╭──

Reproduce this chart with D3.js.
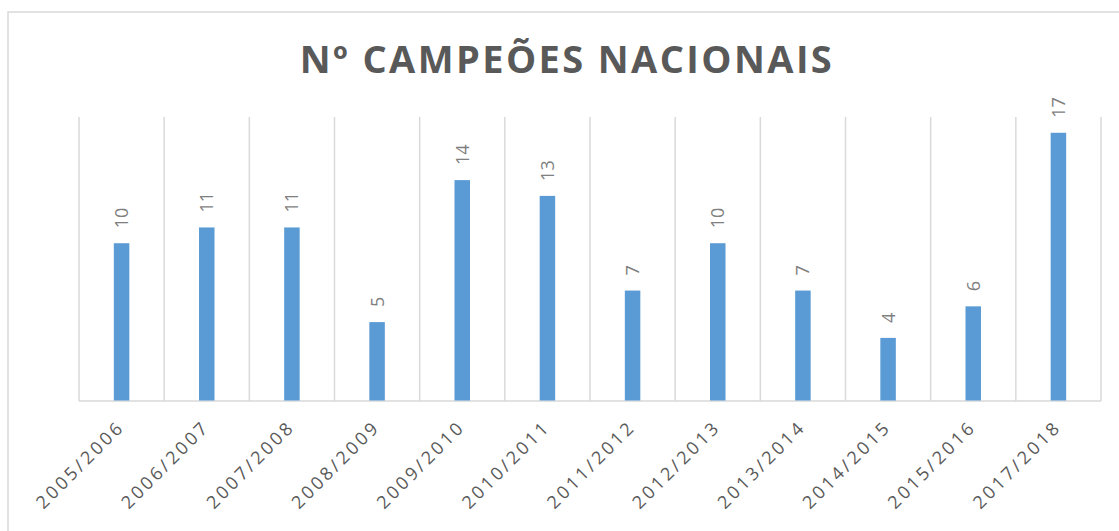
<!DOCTYPE html>
<html>
<head>
<meta charset="utf-8">
<title>Nº Campeões Nacionais</title>
<script src="https://d3js.org/d3.v7.min.js"></script>
<style>
    body { margin: 0; padding: 0; background: #fff; }
    svg { display: block; font-family: "Open Sans", "Noto Sans", sans-serif; }
    .bar { fill: #5b9bd5; }
    .grid line { stroke: #d9d9d9; stroke-width: 1.5px; }
    .value { fill: #7f7f7f; font-size: 18px; }
    .cat { fill: #595959; font-size: 18px; letter-spacing: 3px; }
    .title { fill: #595959; font-size: 38px; font-weight: bold; letter-spacing: 2.4px; }
</style>
</head>
<body>
<svg width="1119" height="531"></svg>
<script>
    // dados
    var seasons = ['2005/2006', '2006/2007', '2007/2008', '2008/2009', '2009/2010', '2010/2011',
                   '2011/2012', '2012/2013', '2013/2014', '2014/2015', '2015/2016', '2017/2018'];
    var champions = [10, 11, 11, 5, 14, 13, 7, 10, 7, 4, 6, 17];
    var titleText = 'Nº CAMPEÕES NACIONAIS';

    var svg = d3.select('svg');
    var margin = { left: 79, right: 18, top: 117, bottom: 130 };
    var width = +svg.attr('width');
    var height = +svg.attr('height');
    var plotBottom = 401;

    // moldura do gráfico
    svg.append('rect')
        .attr('x', 8).attr('y', 12)
        .attr('width', 1119).attr('height', 540)
        .attr('fill', 'none')
        .attr('stroke', '#d9d9d9')
        .attr('stroke-width', 1.5);

    svg.append('text')
        .attr('class', 'title')
        .attr('x', 567)
        .attr('y', 73)
        .attr('text-anchor', 'middle')
        .text(titleText);

    var x = d3.scaleBand()
        .domain(seasons)
        .range([margin.left, width - margin.right])
        .paddingInner(0).paddingOuter(0);

    var y = d3.scaleLinear()
        .domain([0, 18])
        .range([plotBottom, margin.top]);

    // linhas verticais entre categorias
    var bounds = seasons.map(function(d) { return x(d); }).concat([x.range()[1]]);
    svg.append('g').attr('class', 'grid')
        .selectAll('line')
        .data(bounds)
        .enter().append('line')
        .attr('x1', function(d) { return d; })
        .attr('x2', function(d) { return d; })
        .attr('y1', margin.top)
        .attr('y2', plotBottom);

    svg.append('g').attr('class', 'grid')
        .append('line')
        .attr('x1', margin.left).attr('x2', x.range()[1])
        .attr('y1', plotBottom).attr('y2', plotBottom);

    var barW = 15.5;
    svg.selectAll('.bar')
        .data(champions)
        .enter().append('rect')
        .attr('class', 'bar')
        .attr('x', function(d, i) { return x(seasons[i]) + x.bandwidth() / 2 - barW / 2; })
        .attr('y', function(d) { return y(d); })
        .attr('width', barW)
        .attr('height', function(d) { return plotBottom - y(d) - 0.5; });

    // rótulos de valores
    svg.selectAll('.value')
        .data(champions)
        .enter().append('text')
        .attr('class', 'value')
        .attr('transform', function(d, i) {
            var cx = x(seasons[i]) + x.bandwidth() / 2;
            return 'translate(' + (cx + 6.5) + ',' + (y(d) - 15) + ') rotate(-90)';
        })
        .text(function(d) { return d; });

    // rótulos do eixo x
    svg.selectAll('.cat')
        .data(seasons)
        .enter().append('text')
        .attr('class', 'cat')
        .attr('text-anchor', 'end')
        .attr('transform', function(d) {
            var cx = x(d) + x.bandwidth() / 2;
            return 'translate(' + (cx + 4) + ',' + (plotBottom + 27) + ') rotate(-45)';
        })
        .text(function(d) { return d; });
</script>
</body>
</html>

╰──

» Exercise details:
Leave out any pictures and return exactly the lines from the beginning of the data through the line with "var titleText = 'Nº CAMPEÕES NACIONAIS';", inclusive.

» Answer to this exercise:
Reproduce this chart with D3.js.
<!DOCTYPE html>
<html>
<head>
<meta charset="utf-8">
<title>Nº Campeões Nacionais</title>
<script src="https://d3js.org/d3.v7.min.js"></script>
<style>
    body { margin: 0; padding: 0; background: #fff; }
    svg { display: block; font-family: "Open Sans", "Noto Sans", sans-serif; }
    .bar { fill: #5b9bd5; }
    .grid line { stroke: #d9d9d9; stroke-width: 1.5px; }
    .value { fill: #7f7f7f; font-size: 18px; }
    .cat { fill: #595959; font-size: 18px; letter-spacing: 3px; }
    .title { fill: #595959; font-size: 38px; font-weight: bold; letter-spacing: 2.4px; }
</style>
</head>
<body>
<svg width="1119" height="531"></svg>
<script>
    // dados
    var seasons = ['2005/2006', '2006/2007', '2007/2008', '2008/2009', '2009/2010', '2010/2011',
                   '2011/2012', '2012/2013', '2013/2014', '2014/2015', '2015/2016', '2017/2018'];
    var champions = [10, 11, 11, 5, 14, 13, 7, 10, 7, 4, 6, 17];
    var titleText = 'Nº CAMPEÕES NACIONAIS';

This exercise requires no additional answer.